I had one when I was a teenager to join the Civil Air Patrol I think. I don't remember much about it other than he was the outlaw doctor in town that most of the other docs wouldn't speak to but the FAA liked him. Several years later my driver went to him so he could get his dragster driver's license.
I almost got my private pilot's license while in the CAP but my log book was stashed in the airport manager's office when the office burned to the ground while I was waiting to solo and I wasn't going to do (and pay) for the first 8 hours all over again.
While in the army at Ft. Gordon I worked with another instructor who brought his Piper PA20 down from Kansas when he learned he was going to be there for a while. We had plenty of fun flying around the area. Met a kid who was studying to be a journalist and photographer and wanted to get some aerial photos of the area around Augusta. We flew up the Savannah River to Clark Hill reservoir which was a designated flight instruction area. That meant you could wring it out over that area without getting in trouble. Coming home we spotted a long freight train crossing the river into GA from SC. He wanted to get pictures of it so we dropped down for that. As we came up the river toward it he asked him how he wanted the photos, looking up at the train or looking down. He said "up" so we went under the trestle and he never took a single picture.
He had quite a hole in the fabric under the battery from leakage so he took it home to be recovered. During testing after that the test pilot popped the windshield in a dive so when he got it back it looked like a brand new plane with the new windshield and fabric.

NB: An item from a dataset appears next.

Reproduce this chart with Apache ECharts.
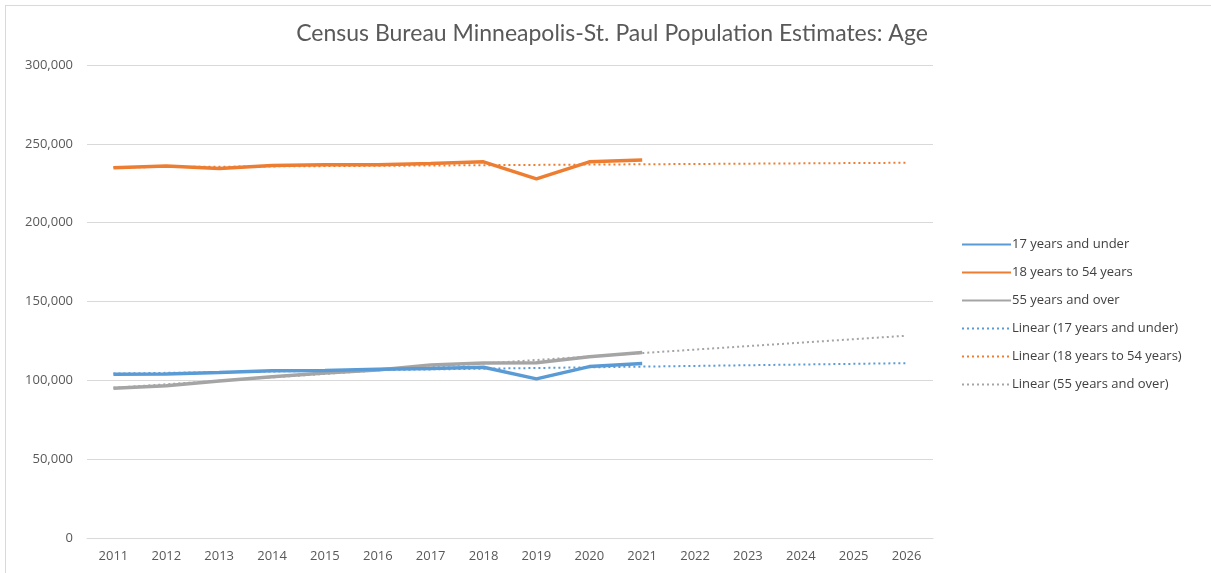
<!DOCTYPE html>
<html><head><meta charset="utf-8">
<script src="https://cdn.jsdelivr.net/npm/echarts@6/dist/echarts.min.js"></script>
<style>
html,body{margin:0;padding:0;background:#fff;}
#frame{position:absolute;left:5px;top:5px;width:1220px;height:580px;border:1px solid #d9d9d9;box-sizing:border-box;}
#chart{position:absolute;left:0;top:0;width:1211px;height:573px;}
</style></head>
<body>
<div id="frame"></div>
<div id="chart"></div>
<script>
const titleText = 'Census Bureau Minneapolis-St. Paul Population Estimates: Age';
const years = ['2011','2012','2013','2014','2015','2016','2017','2018','2019','2020','2021','2022','2023','2024','2025','2026'];
const seriesNames = ['17 years and under','18 years to 54 years','55 years and over'];
const under17 = [103900,104000,104900,106000,106300,107000,107500,108300,100900,108700,110600];
const age18to54 = [234800,236000,234300,236200,236700,236700,237500,238600,227800,238600,239800];
const over55 = [95000,96600,99600,102200,104700,106600,109800,111000,111200,115000,117600];
// Trendline endpoints (2011, 2026)
const trendUnder17 = [104300,110900];
const trend18to54 = [235100,238000];
const trendOver55 = [95300,128300];
const yTicks = {min:0,max:300000,interval:50000};

const colors = ['#5b9bd5','#ed7d31','#a5a5a5'];
function trendData(ends){
  const d = years.map(()=>null);
  d[0]=ends[0]; d[years.length-1]=ends[1];
  return d;
}
const chart = echarts.init(document.getElementById('chart'));
const solid = (name,data,c,z)=>({name,type:'line',data,symbol:'circle',showSymbol:false,z,
  lineStyle:{color:c,width:3.5},itemStyle:{color:c},emphasis:{disabled:true}});
const trend = (name,ends,c)=>({name,type:'line',data:trendData(ends),connectNulls:true,symbol:'circle',showSymbol:false,z:1,
  lineStyle:{color:c,width:2,type:[2,3]},itemStyle:{color:c},emphasis:{disabled:true}});
chart.setOption({
  animation:false,
  title:{text:titleText,left:607,textAlign:'center',top:17,
    textStyle:{fontFamily:'Lato',fontWeight:'normal',fontSize:23,color:'#595959'}},
  grid:{left:87,right:278,top:65,bottom:35},
  legend:{orient:'vertical',left:956,top:233,itemWidth:49,itemHeight:14,itemGap:15,
    itemStyle:{opacity:0},
    textStyle:{fontFamily:'Open Sans',fontSize:13,color:'#404040',padding:[0,0,0,-4]},
    data:[seriesNames[0],seriesNames[1],seriesNames[2],
      'Linear ('+seriesNames[0]+')','Linear ('+seriesNames[1]+')','Linear ('+seriesNames[2]+')']},
  xAxis:{type:'category',data:years,boundaryGap:true,
    axisLine:{lineStyle:{color:'#d9d9d9',width:1}},axisTick:{show:false},
    axisLabel:{color:'#595959',fontFamily:'Open Sans',fontSize:13,margin:12}},
  yAxis:{type:'value',min:yTicks.min,max:yTicks.max,interval:yTicks.interval,
    axisLine:{show:false},axisTick:{show:false},
    splitLine:{lineStyle:{color:'#d9d9d9',width:1}},
    axisLabel:{color:'#595959',fontFamily:'Open Sans',fontSize:13,margin:14,
      formatter:v=>v.toLocaleString('en-US')}},
  series:[
    solid(seriesNames[0],under17,colors[0],3),
    solid(seriesNames[1],age18to54,colors[1],3),
    solid(seriesNames[2],over55,colors[2],2),
    trend('Linear ('+seriesNames[0]+')',trendUnder17,colors[0]),
    trend('Linear ('+seriesNames[1]+')',trend18to54,colors[1]),
    trend('Linear ('+seriesNames[2]+')',trendOver55,colors[2])
  ]
});
</script>
</body></html>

His favorite thing to do was tighten up a turn until he fell out of it. Well one of them, he also liked to go up to about 6000' hang it on the prop and see how fast we dropped backward. That would tell you how good the air was for flying that day. Another was getting an air start. We did that a lot after getting out of the army and we came up here to NH. They used to have a Sunday breakfast at the Laconia airport. To get there from the seacoast you had to either go out over the ocean which neither of us liked or go west to stay out of the Pease AFB closed area. Leaving Laconia we would climb to 10,000' shut off the engine and glide back home. We would be at 3000' after making the turn East toward Hampton airfield. Just right to point the nose at the ground and wait for the engine to start at about 1200'. Due to the layout of the airfield buildings at Hampton sometimes it took 8 or 10 passes to get it on the ground. Hangers were at one end open space for the gas pumps then the office and maintenance buildings. Just as you were about to get the wheels on the ground the wind tunnel at the pumps would often give you a good shove sideways. Being parallel to the ocean you always had a crosswind and the two hitting together made things difficult. Being from Kansas where his flight instructor was Won Wing Lo, he was pretty good at managing crosswinds. Night landings were always fun because the manager would never leave the lights on. There were phone poles lying across both ends of the runway which they refused to even paint white. We looked for the bowling alley with the amber strobe on the roof. Then the dark corridor behind it where the RR tracks were and the short black strip behind that was the runway. Always having a dead battery in the Piper he only turned on the landing lights on final to see if we were lined up well enough to set er down. Sometimes that took a dozen or more passes in the dark. There was an airport in Lawrence MA that was lit and open at night in case we got low on fuel.
One time we went on leave from Daniel Field in Augusta GA to Punta Gorda to visit my parents in FL. It was raining so we had to stay below 2000' getting bounced all over the sky. I got sick first so I was ready when he got sick on final at Ocala ( our gas stop) and he yelled "Take it around". We finally got on the ground and taxied up to the pumps in front of the hanger where a girl was sitting in a chair leaned back against the hanger door. We got out holding our sick sacs and she pointed toward the toilet inside with a BIG grin on her face. She turned out to be the flight instructor for the airport. The weather cleared and I got beautiful film of the sun over Tampa then we got to a small paved runway called Punta Gorda. During our visit we actually got my mother to go up with us to see her house at Port Charlotte. That was the only time she ever flew in one of those "paper crates".
He died several years ago after a stroke and the last time I checked 7686K was in Texas and deregistered. A few years earlier it was for sale looking completely restored and in FL I think. We sure had a lot of fun in that plane.